Source code of charts:
◇ ◇ ◇ ◇ ◇

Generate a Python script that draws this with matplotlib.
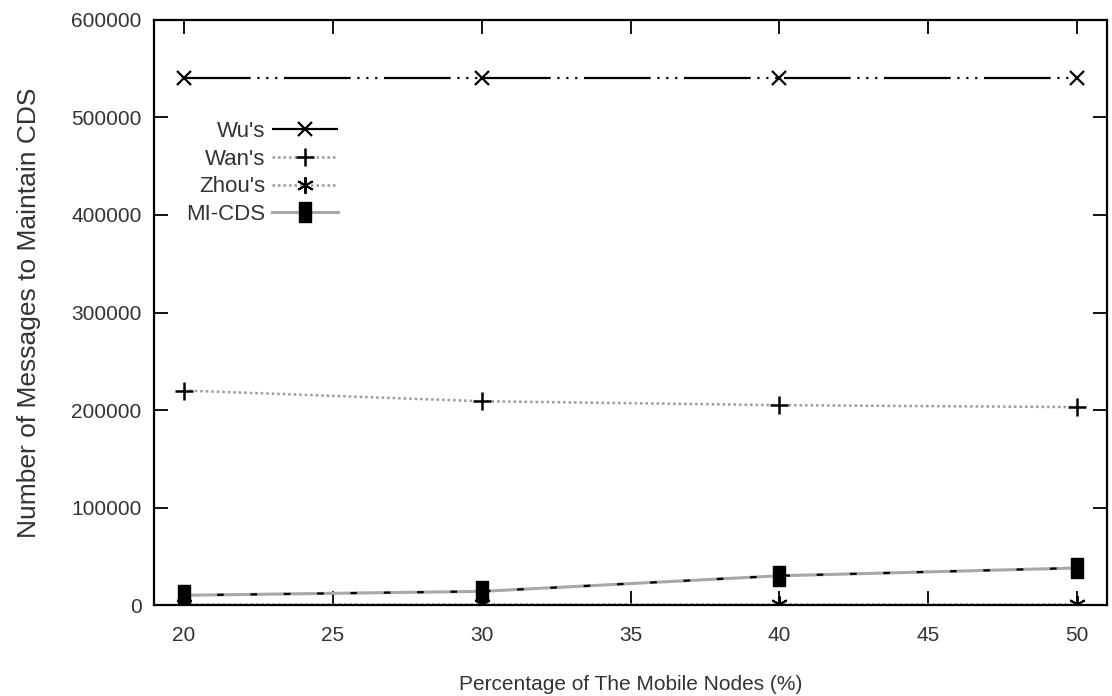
import matplotlib
matplotlib.use("Agg")
import matplotlib.pyplot as plt
from matplotlib.lines import Line2D
from matplotlib.path import Path

plt.rcParams['font.family'] = ['Liberation Sans', 'DejaVu Sans']

# Percentage of mobile nodes
mobile_pct = [20, 30, 40, 50]

# Messages needed to maintain the CDS, per scheme
wu_msgs = [540000, 540000, 540000, 540000]
wan_msgs = [220000, 209000, 205000, 203000]
zhou_msgs = [1000, 1000, 1000, 1000]
micds_msgs = [10000, 14000, 30000, 38000]

series_labels = ["Wu's", "Wan's", "Zhou's", "MI-CDS"]
x_ticks = [20, 25, 30, 35, 40, 45, 50]
y_ticks = [0, 100000, 200000, 300000, 400000, 500000, 600000]

text_col = '#333333'

# tall filled box marker
box = Path([(-0.6, -1), (0.6, -1), (0.6, 1), (-0.6, 1), (-0.6, -1)],
           [Path.MOVETO, Path.LINETO, Path.LINETO, Path.LINETO, Path.CLOSEPOLY])

wu_style = dict(color='black', lw=1.6, linestyle=(0, (30, 3, 1, 3, 1, 3, 1, 3)),
                marker='x', markersize=10, markeredgewidth=1.6)
wan_style = dict(color='#9a9a9a', lw=1.8, linestyle=(0, (1, 1.2)),
                 marker='+', markersize=13, markeredgewidth=1.8, markeredgecolor='black')
zhou_style = dict(color='#9a9a9a', lw=1.8, linestyle=(0, (1, 1.2)),
                  marker=(6, 2, 0), markersize=12, markeredgewidth=1.4,
                  markeredgecolor='black')

fig = plt.figure(figsize=(11.12, 6.96), dpi=100)
ax = fig.add_axes([0.1385, 0.1307, 0.857, 0.8406])

ax.plot(mobile_pct, wu_msgs, **wu_style)
ax.plot(mobile_pct, wan_msgs, **wan_style)
ax.plot(mobile_pct, zhou_msgs, **zhou_style)
# MI-CDS: grey solid line with dark segments and filled boxes
ax.plot(mobile_pct, micds_msgs, color='#a8a8a8', lw=2.2)
ax.plot(mobile_pct, micds_msgs, color='black', lw=1.6, linestyle=(0, (3, 12)),
        marker=box, markersize=15, markerfacecolor='black', markeredgecolor='black')

ax.set_xlim(19, 51)
ax.set_ylim(0, 600000)
ax.set_xticks(x_ticks)
ax.set_yticks(y_ticks)
ax.set_xticklabels([str(v) for v in x_ticks])
ax.set_yticklabels([str(v) for v in y_ticks])

ax.tick_params(direction='in', length=10, width=1.3, top=True, right=True,
               labelsize=15, labelcolor=text_col)
ax.tick_params(axis='x', pad=15)
ax.tick_params(axis='y', pad=9)
for sp in ax.spines.values():
    sp.set_linewidth(1.6)

ax.set_xlabel('Percentage of The Mobile Nodes (%)', fontsize=15,
              color=text_col, labelpad=22)
ax.set_ylabel('Number of Messages to Maintain CDS', fontsize=19,
              color=text_col, labelpad=22)

handles = [
    Line2D([], [], **wu_style),
    Line2D([], [], **wan_style),
    Line2D([], [], **zhou_style),
    Line2D([], [], color='#a8a8a8', lw=2.2, marker=box, markersize=15,
           markerfacecolor='black', markeredgecolor='black'),
]
leg = fig.legend(handles, series_labels, loc='upper left',
                 bbox_to_anchor=(186 / 1112, 1 - 121 / 696),
                 bbox_transform=fig.transFigure, markerfirst=False, frameon=False,
                 fontsize=16, handlelength=3.0, labelspacing=0.3,
                 handletextpad=0.3, borderaxespad=0, borderpad=0)
for t in leg.get_texts():
    t.set_color(text_col)
    t.set_ha('right')

fig.savefig('out.png', dpi=100)
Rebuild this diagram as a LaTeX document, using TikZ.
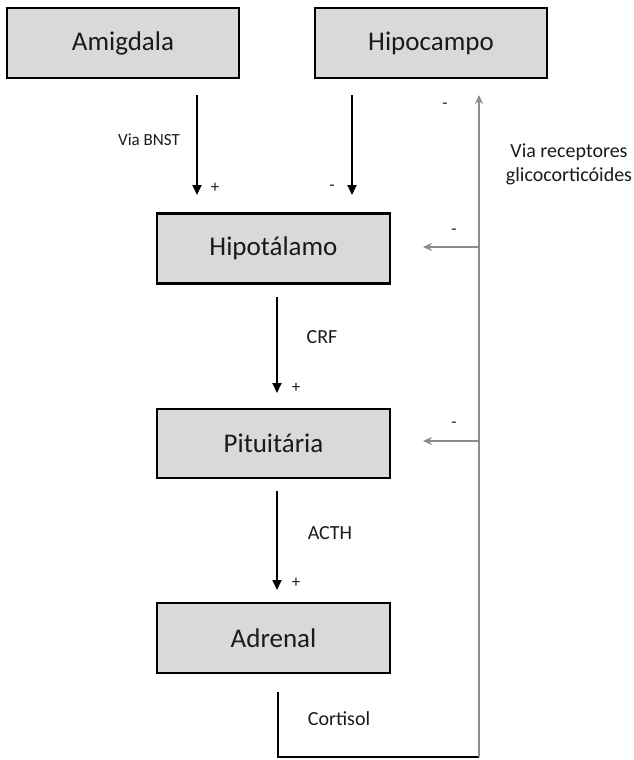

◇ ◇ ◇ ◇ ◇

Written exercise - Reproduce exactly the run of lines that opens the listing and closes with the line holding "Path.LINETO, Path.LINETO, Path.CLOSEPOLY])". Pictures are excluded.

Answer to this task -
Generate a Python script that draws this with matplotlib.
import matplotlib
matplotlib.use("Agg")
import matplotlib.pyplot as plt
from matplotlib.lines import Line2D
from matplotlib.path import Path

plt.rcParams['font.family'] = ['Liberation Sans', 'DejaVu Sans']

# Percentage of mobile nodes
mobile_pct = [20, 30, 40, 50]

# Messages needed to maintain the CDS, per scheme
wu_msgs = [540000, 540000, 540000, 540000]
wan_msgs = [220000, 209000, 205000, 203000]
zhou_msgs = [1000, 1000, 1000, 1000]
micds_msgs = [10000, 14000, 30000, 38000]

series_labels = ["Wu's", "Wan's", "Zhou's", "MI-CDS"]
x_ticks = [20, 25, 30, 35, 40, 45, 50]
y_ticks = [0, 100000, 200000, 300000, 400000, 500000, 600000]

text_col = '#333333'

# tall filled box marker
box = Path([(-0.6, -1), (0.6, -1), (0.6, 1), (-0.6, 1), (-0.6, -1)],
           [Path.MOVETO, Path.LINETO, Path.LINETO, Path.LINETO, Path.CLOSEPOLY])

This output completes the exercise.